Cette débâcle de notre artillerie fut un des épisodes funestes de la journée. « Indépendamment de la dépression morale que la charge Bredow avait produite, il faut tenir compte du désespoir profond qu’éprouvèrent les officiers de l’arme en constatant, à la fois, l’énorme puissance de l’artillerie allemande, et l’inanité de leurs propres efforts[1]. » Le départ de l’artillerie laissa un vide de 1 200 mètres entre Rezonville et la voie romaine : Bazaine le combla en faisant appuyer sur ce point une partie de la division Aymard du corps d’armée de Le Bœuf.

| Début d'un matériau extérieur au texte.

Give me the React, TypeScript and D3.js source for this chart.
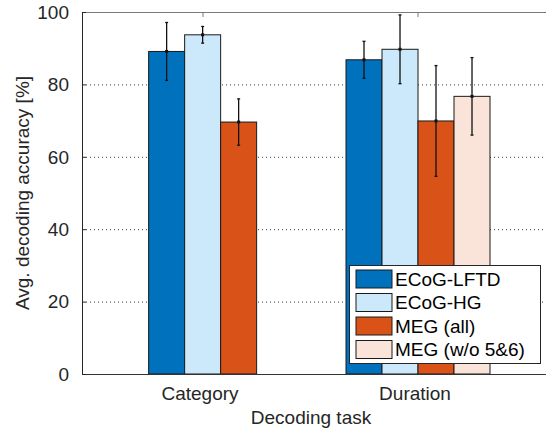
import React from "react";
import * as d3 from "d3";

const categories = ["Category", "Duration"];
const seriesNames = ["ECoG-LFTD", "ECoG-HG", "MEG (all)", "MEG (w/o 5&6)"];
const seriesColors = ["#0072BD", "#CCE8FB", "#D95319", "#FAE3D9"];
// values per series, per category
const valuesLFTD = [89.1, 86.8];
const valuesHG = [93.7, 89.7];
const valuesMEGall = [69.6, 69.9];
const valuesMEGwo = [0, 76.7];
const errLFTD = [8.0, 5.1];
const errHG = [2.3, 9.5];
const errMEGall = [6.4, 15.3];
const errMEGwo = [0, 10.7];
const yTicks = [0, 20, 40, 60, 80, 100];

const seriesValues = [valuesLFTD, valuesHG, valuesMEGall, valuesMEGwo];
const seriesErr = [errLFTD, errHG, errMEGall, errMEGwo];
// group offset (in category units) of each bar group relative to its tick
const groupShift = [0.082, 0];

const W = 550;
const H = 428;
const M = { left: 82, right: 546, top: 12, bottom: 374 };
const FONT = "'Liberation Sans', Arial, Helvetica, sans-serif";
const TXT = "#262626";

export default function App() {
  const y = d3.scaleLinear().domain([0, 100]).range([M.bottom, M.top]);
  const x = d3.scaleLinear().domain([0.4372, 2.5953]).range([M.left, M.right]);
  const barW = 36 / 215; // in category units
  const band = d3
    .scaleBand<number>()
    .domain(d3.range(seriesNames.length))
    .range([-2 * barW, 2 * barW]);

  const bars: any[] = [];
  const errs: any[] = [];
  categories.forEach((c, ci) => {
    seriesNames.forEach((s, si) => {
      const v = seriesValues[si][ci];
      const e = seriesErr[si][ci];
      const cx0 = ci + 1 + groupShift[ci] + (band(si) as number);
      const x0 = x(cx0);
      const x1 = x(cx0 + band.bandwidth());
      bars.push(
        <rect
          key={`b${ci}-${si}`}
          x={x0}
          y={y(v)}
          width={x1 - x0}
          height={y(0) - y(v)}
          fill={seriesColors[si]}
          stroke="#1a1a1a"
          strokeWidth={1}
        />
      );
      if (e > 0) {
        const xm = (x0 + x1) / 2;
        errs.push(
          <g key={`e${ci}-${si}`} stroke="#111" strokeWidth={1.3}>
            <line x1={xm} x2={xm} y1={y(v - e)} y2={y(v + e)} />
            <line x1={xm - 1.5} x2={xm + 1.5} y1={y(v - e)} y2={y(v - e)} />
            <line x1={xm - 1.5} x2={xm + 1.5} y1={y(v + e)} y2={y(v + e)} />
            <rect x={xm - 1.5} y={y(v) - 1.5} width={3} height={3} fill="#111" stroke="none" />
          </g>
        );
      }
    });
  });

  const legX = 349.5;
  const legY = 265.5;
  const legW = 191;
  const legH = 98;
  const rowH = 23.5;

  return (
    <svg
      width={W}
      height={H}
      style={{ position: "absolute", left: 0, top: 0, background: "#fff" }}
      fontFamily={FONT}
    >
      <rect x={0} y={0} width={W} height={H} fill="#fff" />
      {/* grid */}
      {yTicks
        .filter((t) => t > 0 && t < 100)
        .map((t) => (
          <line
            key={`g${t}`}
            x1={M.left}
            x2={M.right}
            y1={y(t) + 0.5}
            y2={y(t) + 0.5}
            stroke="#3a3a3a"
            strokeWidth={1}
            strokeDasharray="1 3"
          />
        ))}
      {/* top line */}
      <line x1={M.left} x2={M.right} y1={y(100) + 0.5} y2={y(100) + 0.5} stroke="#7a7a7a" strokeWidth={1.2} />
      {/* top x ticks */}
      {categories.map((c, i) => (
        <line
          key={`tt${i}`}
          x1={x(i + 1)}
          x2={x(i + 1)}
          y1={M.top}
          y2={M.top + 5}
          stroke="#7a7a7a"
          strokeWidth={1}
        />
      ))}
      {bars}
      {errs}
      {/* axes */}
      <line x1={M.left} x2={M.right} y1={y(0) + 0.5} y2={y(0) + 0.5} stroke="#333" strokeWidth={1.2} />
      <line x1={M.left + 0.5} x2={M.left + 0.5} y1={M.top} y2={M.bottom} stroke="#262626" strokeWidth={1} />
      {yTicks.map((t) => (
        <g key={`yt${t}`}>
          <line x1={M.left} x2={M.left + 4} y1={y(t) + 0.5} y2={y(t) + 0.5} stroke="#262626" />
          <text
            x={69}
            y={y(t)}
            dy="0.36em"
            textAnchor="end"
            fontSize={19}
            fill={TXT}
          >
            {t}
          </text>
        </g>
      ))}
      {categories.map((c, i) => (
        <text
          key={`xl${i}`}
          x={x(i + 1) - 3}
          y={400}
          textAnchor="middle"
          fontSize={19}
          fill={TXT}
        >
          {c}
        </text>
      ))}
      <text x={311} y={423.5} textAnchor="middle" fontSize={19} fill={TXT}>
        Decoding task
      </text>
      <text
        transform={`translate(29,${(M.top + M.bottom) / 2}) rotate(-90)`}
        textAnchor="middle"
        fontSize={19}
        fill={TXT}
      >
        Avg. decoding accuracy [%]
      </text>
      {/* legend */}
      <rect x={legX} y={legY} width={legW} height={legH} fill="#fff" stroke="#262626" strokeWidth={1} />
      {seriesNames.map((s, i) => (
        <g key={`lg${i}`}>
          <rect
            x={356}
            y={270 + i * rowH}
            width={36}
            height={18}
            fill={seriesColors[i]}
            stroke="#1a1a1a"
            strokeWidth={1}
          />
          <text x={395} y={279 + i * rowH} dy="0.36em" fontSize={19} fill="#000">
            {s}
          </text>
        </g>
      ))}
    </svg>
  );
}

Canrobert renonça à l’attaque sur Vionville, et il y eut un répit à notre aile gauche entre Rezonville et Vionville. La bataille essoufflée languit ; une accalmie de fatigue se produit ; on attend plus qu’on ne combat. Alvensleben attend l’entrée en ligne de Voigts-Rhetz (Xe corps) et Bazaine celle de Ladmirault. « Grâce, dit le général Soleille, à l’action vigoureuse de l’artillerie de la réserve générale et de la Garde d’une part, grâce, d’autre part, à l’énergique diversion de la cavalerie du général Forton, le combat avait été rétabli sur toute la ligne et on commença à attendre avec anxiété les 3e et 4e corps d’armée destinés à frapper le coup décisif sur le flanc gauche de l’ennemi[2]. »

Qu’à ce moment Ladmirault réponde à l’attente de l’armée, qu’il marche sur Mars-la-Tour et prenne à revers les défenseurs du bois de Tronville, Alvensleben, assailli de front et de flanc, ayant des débouchés difficiles pour les reculs de son artillerie, eût été rejeté sur la Moselle. La résistance têtue qu’il nous avait opposée tournait contre lui et la défensive sur laquelle nous nous tenions à gauche devenait une offensive qui ne s’arrêtait plus.

Toute l’armée tendait l’oreille vers notre droite. Bazaine entend le canon : il croit que c’est celui de Ladmirault ; il se met en mesure de le seconder. Il emprunte la division Montaudon au 3e corps ; il l’envoie par Gorze détruire les ponts

  1. Général Bonnal.
  2. Journal des Opérations du général Soleille.